The third component is Prayojana, the purpose or result of the study. Why should one engage with this teaching at all? In Vedānta, the stated result is mokṣa, often translated as liberation. However, this term can easily be misunderstood if taken as a future attainment or a special state to be achieved. Within the framework of Anubandha Catuṣṭaya, mokṣa is understood more precisely as the resolution of a fundamental human problem, the sense of limitation, inadequacy, and incompleteness that underlies all forms of seeking. It is the recognition that the conditions of the body, mind, or circumstance do not bind one’s essential nature. Importantly, this result is not produced by the teaching; it is revealed through it. The teaching removes ignorance, and in that removal, what was always the case becomes evident.

The fourth component is Sambandha, the relationship between the student, the subject, the purpose, and the text itself. This is perhaps the most subtle and often overlooked aspect. Sambandha clarifies how the teaching functions as a means of knowledge (pramāṇa). In everyday knowledge, perception reveals objects, inference reveals relationships, and so on. In Vedānta, the śāstra(the teaching) serves as the means of knowledge for recognizing the identity of ātman and Brahman. The relationship is therefore one of revelation, not production. The text does not create liberation, nor does it transform the Self into something new. It reveals what is already true, but not recognized due to ignorance. For a prepared student, this revelation is sufficient; nothing further is required to “complete” it.

When these four are understood together, a remarkable coherence emerges. The adhikārī ensures that the student is ready to receive the teaching. The viṣaya ensures that the direction of inquiry is clear and not mistaken for something else. The prayojana ensures that the motivation is aligned with what the teaching can actually deliver. And the sambandha ensures that the method is correctly understood, preventing the student from turning the teaching into a practice, a belief system, or an experience-seeking process.

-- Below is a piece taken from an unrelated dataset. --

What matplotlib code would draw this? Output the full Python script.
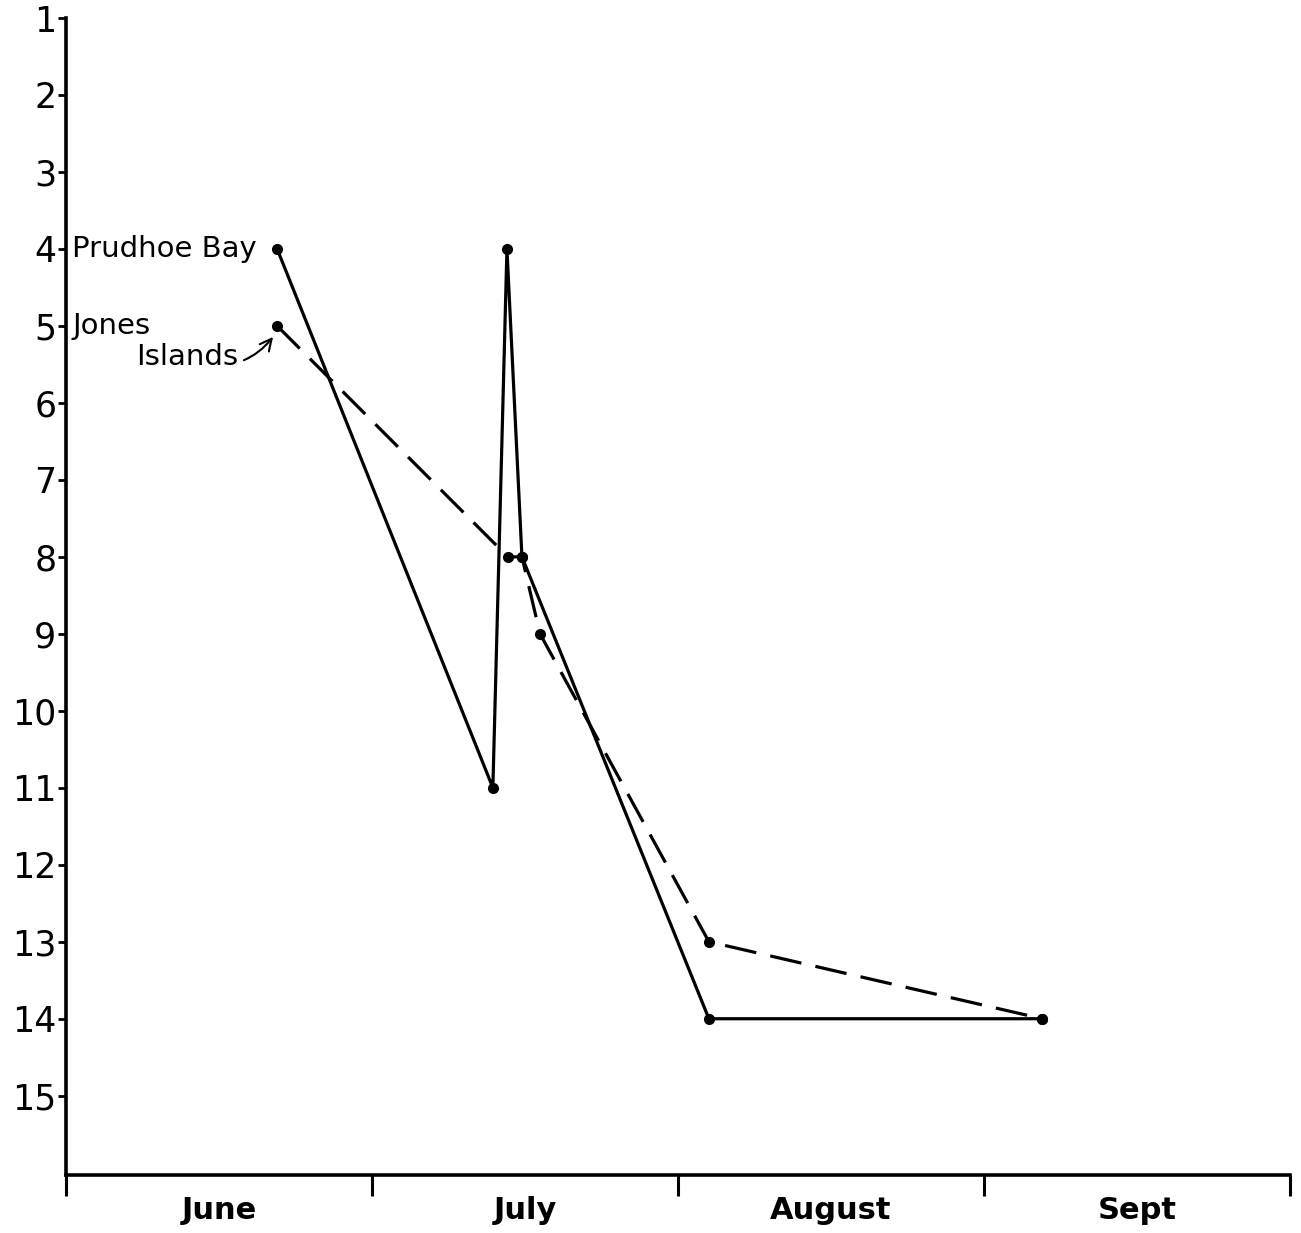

Without this framework, it is easy to misinterpret Vedānta. One may approach it as philosophy to be debated, as spirituality to be practiced, or as a means to achieve certain states. In doing so, the essential nature of the teaching is missed. Anubandha Catuṣṭaya quietly prevents these deviations by establishing clarity at the outset. It does not add complexity; rather, it removes confusion before it arises.

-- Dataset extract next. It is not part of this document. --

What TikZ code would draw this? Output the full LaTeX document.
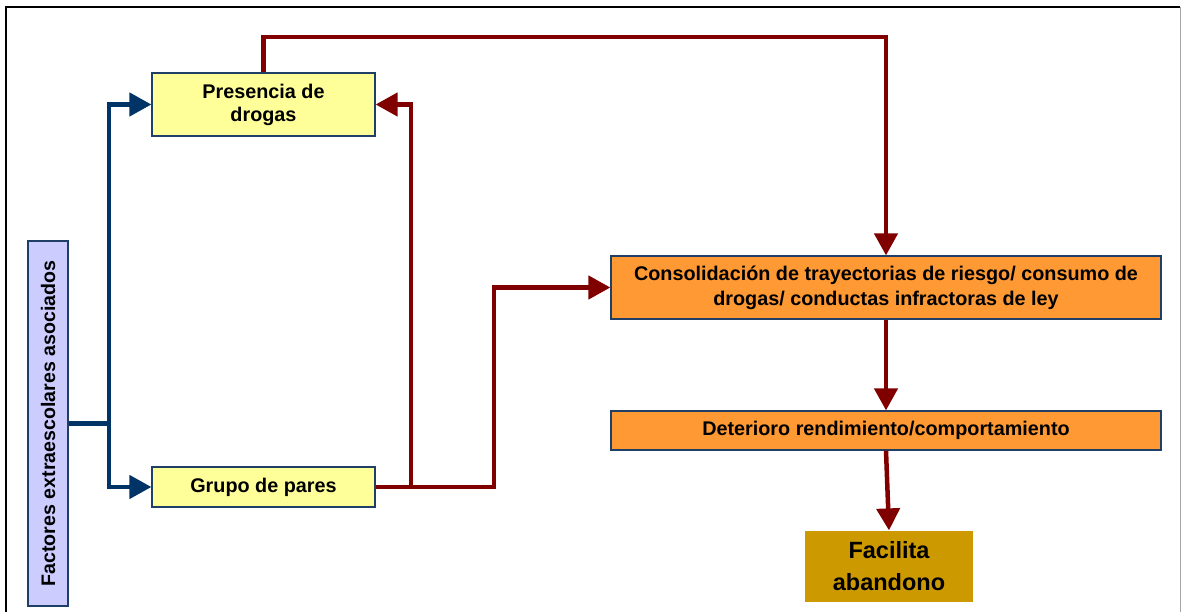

In a contemporary context, this framework remains deeply relevant. Much of modern seeking is characterized by movement without orientation—effort without clarity of purpose, engagement without understanding of method, and expectation without alignment with what is actually possible. Anubandha Catuṣṭaya offers a corrective to this tendency. It invites a pause before inquiry, a moment of alignment in which the student asks: Am I ready for this? Do I understand what is being pointed to? Do I know what I am truly seeking? And do I understand how this teaching functions?

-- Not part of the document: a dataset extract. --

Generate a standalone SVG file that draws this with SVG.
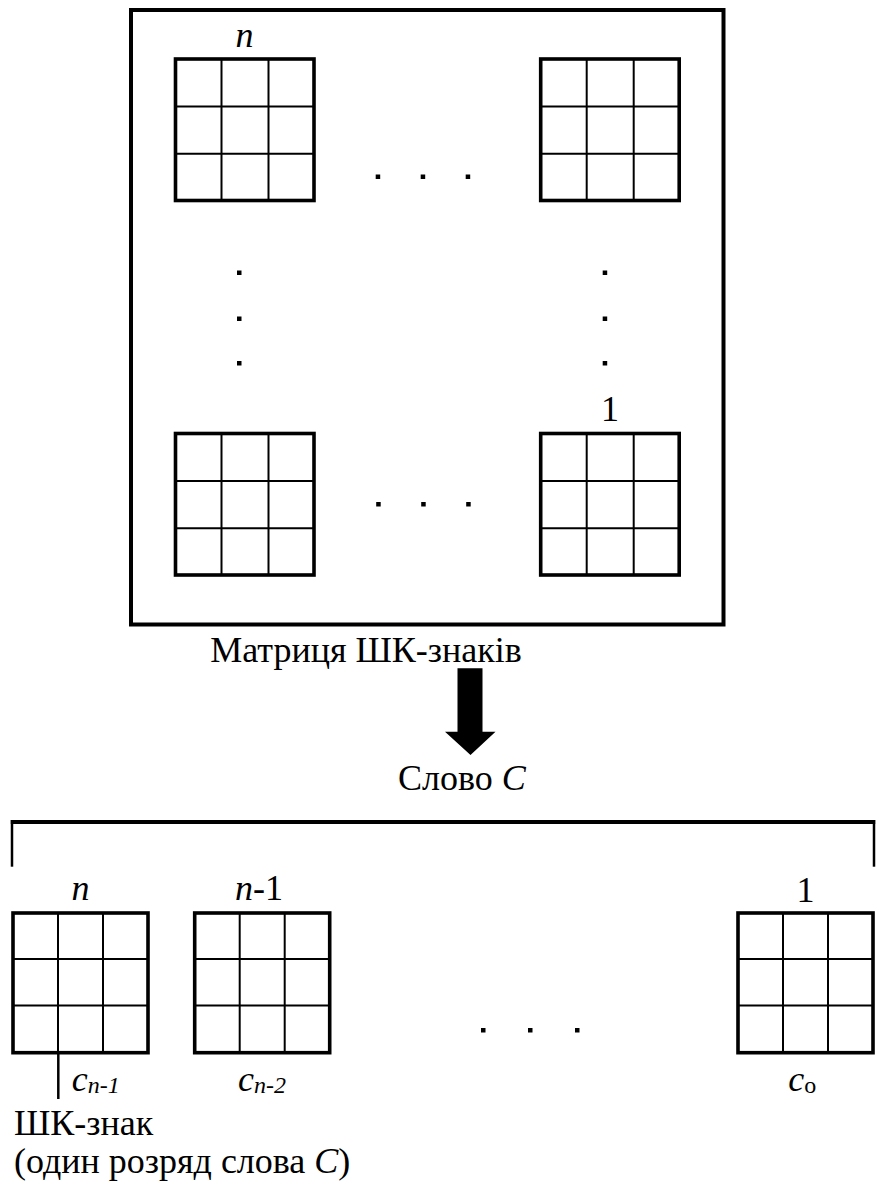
<svg xmlns="http://www.w3.org/2000/svg" width="878" height="1187" viewBox="0 0 878 1187">
<style>
.frame{fill:none;stroke:#000;stroke-width:4}
.gout{fill:none;stroke:#000;stroke-width:3.6}
.gin{stroke:#000;stroke-width:2}
text,tspan{font-family:'Liberation Serif','Times New Roman','DejaVu Serif',serif}
.t{font-size:36px;fill:#000}
.i{font-style:italic}
.sub{font-size:24px;font-style:italic;fill:#000}
.subu{font-size:24px;fill:#000}
.dot{fill:#000}
.ln{stroke:#000;fill:none}
</style>
<defs>
<g id="grid">
<rect class="gout" x="0" y="0" width="138.5" height="141.5"/>
<line class="gin" x1="46" y1="0" x2="46" y2="141.5"/>
<line class="gin" x1="93" y1="0" x2="93" y2="141.5"/>
<line class="gin" x1="0" y1="47.5" x2="138.5" y2="47.5"/>
<line class="gin" x1="0" y1="94.7" x2="138.5" y2="94.7"/>
</g>
<g id="sgrid">
<rect class="gout" x="0" y="0" width="135" height="139.7"/>
<line class="gin" x1="45" y1="0" x2="45" y2="139.7"/>
<line class="gin" x1="90" y1="0" x2="90" y2="139.7"/>
<line class="gin" x1="0" y1="46" x2="135" y2="46"/>
<line class="gin" x1="0" y1="92.5" x2="135" y2="92.5"/>
</g>
</defs>

<g id="matrix">
<rect class="frame" x="131" y="10" width="592.5" height="614.5"/>
<text class="t" font-family="Liberation Serif, serif" x="366" y="661.5" text-anchor="middle">Матриця ШК-знаків</text>
</g>

<g id="m-top-left">
<use href="#grid" x="175.5" y="59"/>
<text class="t i" font-family="Liberation Serif, serif" x="244.6" y="46.5" text-anchor="middle">n</text>
</g>
<g id="m-top-right">
<use href="#grid" x="540.7" y="59"/>
</g>
<g id="m-bottom-left">
<use href="#grid" x="175.5" y="433.5"/>
</g>
<g id="m-bottom-right">
<use href="#grid" x="540.7" y="433.5"/>
<text class="t" font-family="Liberation Serif, serif" x="610" y="420.5" text-anchor="middle">1</text>
</g>

<g id="ellipses">
<rect class="dot" x="375.7" y="174.5" width="4.5" height="4.5"/>
<rect class="dot" x="420.7" y="174.5" width="4.5" height="4.5"/>
<rect class="dot" x="465.7" y="174.5" width="4.5" height="4.5"/>
<rect class="dot" x="376.2" y="502" width="4.5" height="4.5"/>
<rect class="dot" x="421.2" y="502" width="4.5" height="4.5"/>
<rect class="dot" x="466.2" y="502" width="4.5" height="4.5"/>
<rect class="dot" x="237" y="270.5" width="4.5" height="4.5"/>
<rect class="dot" x="237" y="316.5" width="4.5" height="4.5"/>
<rect class="dot" x="237" y="361" width="4.5" height="4.5"/>
<rect class="dot" x="602.7" y="270.5" width="4.5" height="4.5"/>
<rect class="dot" x="602.7" y="316.5" width="4.5" height="4.5"/>
<rect class="dot" x="602.7" y="361" width="4.5" height="4.5"/>
<rect class="dot" x="481" y="1028" width="4.5" height="4.5"/>
<rect class="dot" x="528" y="1028" width="4.5" height="4.5"/>
<rect class="dot" x="575" y="1028" width="4.5" height="4.5"/>
</g>

<g id="connectors">
<polygon id="arrow" fill="#000" points="457.5,668.3 482.5,668.3 482.5,731.7 495.5,731.7 470.5,755 445,731.7 457.5,731.7"/>
<line class="ln" stroke-width="4" x1="10.8" y1="822" x2="875.2" y2="822"/>
<line class="ln" stroke-width="2.5" x1="12" y1="820" x2="12" y2="866.7"/>
<line class="ln" stroke-width="2.5" x1="874" y1="820" x2="874" y2="866.7"/>
<line class="ln" stroke-width="2.5" x1="58.3" y1="1052" x2="58.3" y2="1099"/>
</g>

<g id="word-label">
<text class="t" font-family="Liberation Serif, serif" x="398" y="790">Слово <tspan class="i">C</tspan></text>
</g>

<g id="digit-n">
<use href="#sgrid" x="13" y="913"/>
<text class="t i" font-family="Liberation Serif, serif" x="80.4" y="900" text-anchor="middle">n</text>
<text font-family="Liberation Serif, serif" x="71.7" y="1091"><tspan class="t i">c</tspan><tspan class="sub" dy="2">n-1</tspan></text>
</g>
<g id="digit-n-1">
<use href="#sgrid" x="194.7" y="913"/>
<text class="t" font-family="Liberation Serif, serif" x="259" y="900" text-anchor="middle"><tspan class="i">n</tspan>-1</text>
<text font-family="Liberation Serif, serif" x="238" y="1091"><tspan class="t i">c</tspan><tspan class="sub" dy="2">n-2</tspan></text>
</g>
<g id="digit-1">
<use href="#sgrid" x="738" y="913"/>
<text class="t" font-family="Liberation Serif, serif" x="805.5" y="901.5" text-anchor="middle">1</text>
<text font-family="Liberation Serif, serif" x="788.3" y="1091"><tspan class="t i">c</tspan><tspan class="subu" dy="2">о</tspan></text>
</g>

<g id="sign-label">
<text class="t" font-family="Liberation Serif, serif" x="14" y="1135">ШК-знак</text>
<text class="t" font-family="Liberation Serif, serif" x="14" y="1173">(один розряд слова <tspan class="i">C</tspan>)</text>
</g>
</svg>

Seen in this light, Anubandha Catuṣṭaya is not merely a traditional preface to a text. It is itself a form of wisdom. It reflects an understanding that knowledge does not operate in isolation; it requires the right conditions, the right orientation, and the right relationship between all its components. When these are in place, the teaching unfolds naturally, and what it reveals is no longer distant or abstract, but immediately relevant.

In the language of inner order, this framework can be understood as the alignment of readiness, direction, purpose, and method. When these are coherent, inquiry becomes effortless not because it requires no engagement, but because there is no longer any friction between what is sought and how it is being sought. And in that absence of friction, the possibility of true recognition quietly opens.